Doran-Jones’ rise to the international stage has been nothing short of meteoric, having signed for Gloucester from Championship outfit London Welsh just months before his first cap.
Under the tutelage of legendary Kiwi prop Greg Somerville at the Cherry and Whites, his performances for the west-country side have made it easy to see why former head coach Dean Ryan put so much faith in bringing him to Kingsholm.
And with the emergence of other young English props such as Dan Cole and Matt Mullan as well as the experienced bodies of Andrew Sheridan and Phil Vickery, Doran-Jones admits he is willing to play on either side of the scrum to aid his selection chances.

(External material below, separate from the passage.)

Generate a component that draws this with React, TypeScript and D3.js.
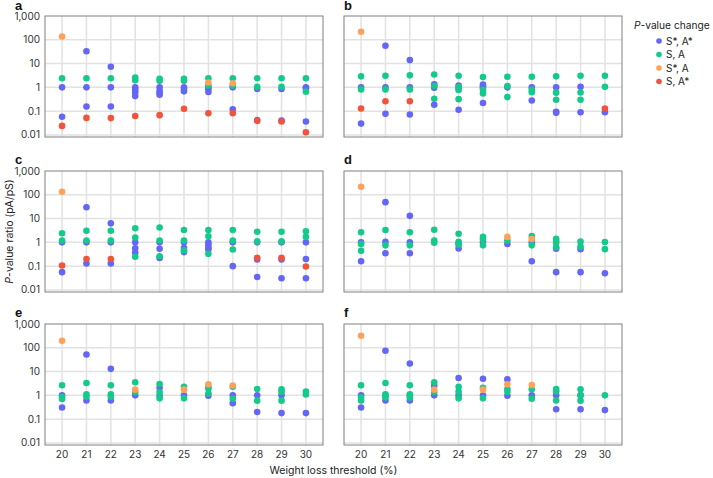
import React from 'react';
import * as d3 from 'd3';

// thresholds on the x axis (weight loss %)
const thresholds = [20, 21, 22, 23, 24, 25, 26, 27, 28, 29, 30];
const yTicks = [0.01, 0.1, 1, 10, 100, 1000];
const yTickLabels = ['0.01', '0.1', '1', '10', '100', '1,000'];

// each array: one list of P-value ratios per threshold (20..30)
const aBlue = [[1, 0.058], [33, 1, 0.157], [7.4, 1, 0.157], [1, 0.8, 0.62, 0.43], [1, 0.72, 0.58, 0.49], [1, 0.85, 0.68], [1, 0.85, 0.64], [1, 0.12], [0.85, 0.042], [0.85, 0.04], [1, 0.92, 0.037]];
const aGreen = [[2.4], [2.4], [2.4], [2.6, 2.0], [2.3, 1.9], [2.3, 1.9], [2.4, 1.2], [2.4, 1.2], [2.4, 1.05], [2.4, 1.05], [2.4, 0.66]];
const aOrange = [[138], [], [], [], [], [], [1.6], [1.5], [], [], []];
const aRed = [[0.024], [0.052], [0.051], [0.063], [0.068], [0.126], [0.082], [0.082], [0.039], [0.037], [0.013]];

const bBlue = [[1, 0.03], [56, 1, 0.077], [14, 1, 0.072], [1.35, 0.97, 0.185], [1.2, 0.9, 0.114], [1.3, 1.1, 0.95, 0.22], [1.0], [1.0, 0.28], [1.0, 0.095, 0.085], [1.05, 0.09], [0.09]];
const bGreen = [[2.9, 0.82], [3.1, 0.82], [3.2, 0.82], [3.5, 1.17, 0.33], [3.1, 1.03, 0.77, 0.32], [2.7, 0.8, 0.55], [2.8, 1.15, 0.39], [2.8, 0.8, 0.62], [2.9, 0.6, 0.3], [3.1, 0.61, 0.3], [3.1, 1.05]];
const bOrange = [[218], [], [], [], [], [], [], [], [], [], []];
const bRed = [[0.13], [0.26], [0.26], [], [], [], [], [], [], [], [0.13]];

const cBlue = [[1, 0.056], [30, 1, 0.13], [6.3, 1, 0.13], [1, 0.56, 0.37], [1, 0.54, 0.22], [1, 0.58, 0.39], [1, 0.8, 0.6, 0.5], [1, 0.1], [1, 0.19, 0.035], [1, 0.19, 0.031], [1, 0.2, 0.031]];
const cGreen = [[2.4, 1.2], [3.1, 1.2], [3.1, 1.2], [3.9, 1.6, 0.25], [4.2, 1.2, 0.26], [3.3, 1.2, 0.46], [3.3, 1.8, 0.33], [3.3, 1.2, 0.5], [2.8, 1.1], [2.8, 1.1], [2.9, 1.7]];
const cOrange = [[134], [], [], [], [], [], [], [], [], [], []];
const cRed = [[0.107], [0.2], [0.2], [], [], [], [], [], [0.225], [0.225], [0.097]];

const dBlue = [[1, 0.16], [49, 1.05, 0.35], [13, 1, 0.35], [], [0.9, 0.55], [1], [0.85], [1, 0.16], [0.54, 0.056], [0.52, 0.056], [0.05]];
const dGreen = [[2.65, 0.85, 0.44], [3.3, 0.75], [2.65, 0.75], [3.4, 1.2, 0.97], [2.3, 1.05, 0.8], [1.7, 1.35, 0.75], [1.2], [1.85, 0.75], [1.4, 1.15, 0.97, 0.62], [1.07, 0.66], [1.03, 0.52]];
const dOrange = [[218], [], [], [], [], [], [1.7], [1.38], [], [], []];
const dRed = [[], [], [], [], [], [], [], [], [], [], []];

const eBlue = [[1, 0.31], [52, 0.61], [13, 0.61], [1], [2.1, 0.97], [1], [0.97], [1, 0.47], [1, 0.2], [1, 0.18], [0.18]];
const eGreen = [[2.65, 0.85, 0.7], [3.3, 1.1, 0.88], [2.65, 1.1, 0.88], [3.55, 1.38], [3.0, 1.38, 0.75], [2.3, 0.75], [2.3, 1.9, 1.2], [2.3, 0.72], [1.85, 0.6], [1.8, 1.43, 0.6], [1.43, 1.1]];
const eOrange = [[198], [], [], [1.74], [], [1.74], [2.9], [2.6], [], [], []];
const eRed = [[], [], [], [], [], [], [], [], [], [], []];

const fBlue = [[1, 0.31], [75, 1, 0.61], [22, 1, 0.61], [2.56, 1], [5.4, 1], [5.0, 1], [4.7, 0.97], [1], [1, 0.26], [1, 0.26], [0.24]];
const fGreen = [[2.65, 0.82, 0.61], [3.3, 1.1, 0.82], [2.65, 1.1, 0.82], [3.55, 1.38], [2.3, 1.43, 0.75], [2.1, 0.75], [1.85, 1.43], [1.8, 0.72], [1.85, 1.5, 0.61], [1.8, 1, 0.6], [1]];
const fOrange = [[320], [], [], [1.74], [], [1.74], [2.9], [2.7], [], [], []];
const fRed = [[], [], [], [], [], [], [], [], [], [], []];

const seriesNames = ['S*, A*', 'S, A', 'S*, A', 'S, A*'];
const COLORS = ['#6366f6', '#14c98c', '#ffa159', '#f2533b'];

const panels = [
  { label: 'a', series: [aBlue, aGreen, aOrange, aRed] },
  { label: 'b', series: [bBlue, bGreen, bOrange, bRed] },
  { label: 'c', series: [cBlue, cGreen, cOrange, cRed] },
  { label: 'd', series: [dBlue, dGreen, dOrange, dRed] },
  { label: 'e', series: [eBlue, eGreen, eOrange, eRed] },
  { label: 'f', series: [fBlue, fGreen, fOrange, fRed] },
];

const W = 713;
const H = 478;
const colX = [45, 344];
const rowY = [16, 171, 324];
const pw = 278;
const ph = 121;
const FONT = 'Inter, "Noto Sans", sans-serif';

const x = d3.scaleLinear().domain([19.3, 30.7]).range([0, pw]);
const y = d3.scaleLog().domain([0.0082, 1000]).range([ph, 0]);

const Panel = ({ p, col, row }) => {
  const left = colX[col];
  const top = rowY[row];
  return (
    <g transform={`translate(${left},${top})`}>
      <text
        x={col === 0 ? -30 : 0}
        y={row === 0 ? -6.5 : -7.5}
        fontFamily='"Liberation Sans", Arial, sans-serif'
        fontWeight="bold"
        fontSize={13}
        fill="#111"
      >
        {p.label}
      </text>
      {yTicks.slice(0, 5).map(t => (
        <line key={t} x1={0} x2={pw} y1={y(t)} y2={y(t)} stroke="#e2e2e2" strokeWidth={1.5} />
      ))}
      {thresholds.map(t => (
        <line key={t} x1={x(t)} x2={x(t)} y1={0} y2={ph} stroke="#e2e2e2" strokeWidth={1.5} />
      ))}
      <rect x={0} y={0} width={pw} height={ph} fill="none" stroke="#808080" strokeWidth={1} />
      {col === 0 &&
        yTicks.map((t, i) => (
          <text key={t} x={-5} y={y(t)} dy="0.35em" textAnchor="end" fontFamily={FONT} fontSize={10} fill="#333">
            {yTickLabels[i]}
          </text>
        ))}
      {row === 2 &&
        thresholds.map(t => (
          <text key={t} x={x(t)} y={ph + 13} textAnchor="middle" fontFamily={FONT} fontSize={10} fill="#333">
            {t}
          </text>
        ))}
      {p.series.map((s, si) => (
        <g key={si} fill={COLORS[si]}>
          {s.map((vals, i) =>
            vals.map((v, j) => <circle key={`${i}-${j}`} cx={x(thresholds[i])} cy={y(v)} r={3.3} />)
          )}
        </g>
      ))}
    </g>
  );
};

export default function App() {
  return (
    <svg width={W} height={H} style={{ position: 'absolute', left: 0, top: 0, background: '#fff' }}>
      {panels.map((p, i) => (
        <Panel key={p.label} p={p} col={i % 2} row={Math.floor(i / 2)} />
      ))}
      <text
        transform={`translate(13,${rowY[1] + ph / 2}) rotate(-90)`}
        textAnchor="middle"
        fontFamily={FONT}
        fontSize={10.5}
        fill="#222"
      >
        <tspan fontStyle="italic">P</tspan>-value ratio (pA/pS)
      </text>
      <text x={(colX[0] + colX[1] + pw) / 2} y={474} textAnchor="middle" fontFamily={FONT} fontSize={10.5} fill="#222">
        Weight loss threshold (%)
      </text>
      <g transform="translate(634,0)">
        <text x={0} y={29} fontFamily={FONT} fontSize={10.2} fill="#222">
          <tspan fontStyle="italic">P</tspan>-value change
        </text>
        <g transform="translate(25,0)">
          {seriesNames.map((n, i) => (
            <g key={n} transform={`translate(0,${41 + i * 13.5})`}>
              <circle r={2.8} fill={COLORS[i]} />
              <text x={7} dy="0.35em" fontFamily={FONT} fontSize={10} fill="#222">
                {n}
              </text>
            </g>
          ))}
        </g>
      </g>
    </svg>
  );
}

He added: “There’s so much competition in the front row now and it’s great for England and the Premiership. It will drive everybody on to keep working.
“We know that if you don’t keep up with the work, you’ll be gone and that’s something that motivates me massively.
“Primarily I’m going to play tighthead but it doesn’t matter to me, I’ll play anywhere. I’ll just see what they say on a technical level.
“But with Sheridan coming back I don’t think I can compete size-wise at loosehead. I got in a lift with him for the first time and I was shadowed by him. He’s absolutely massive, but a lovely guy.”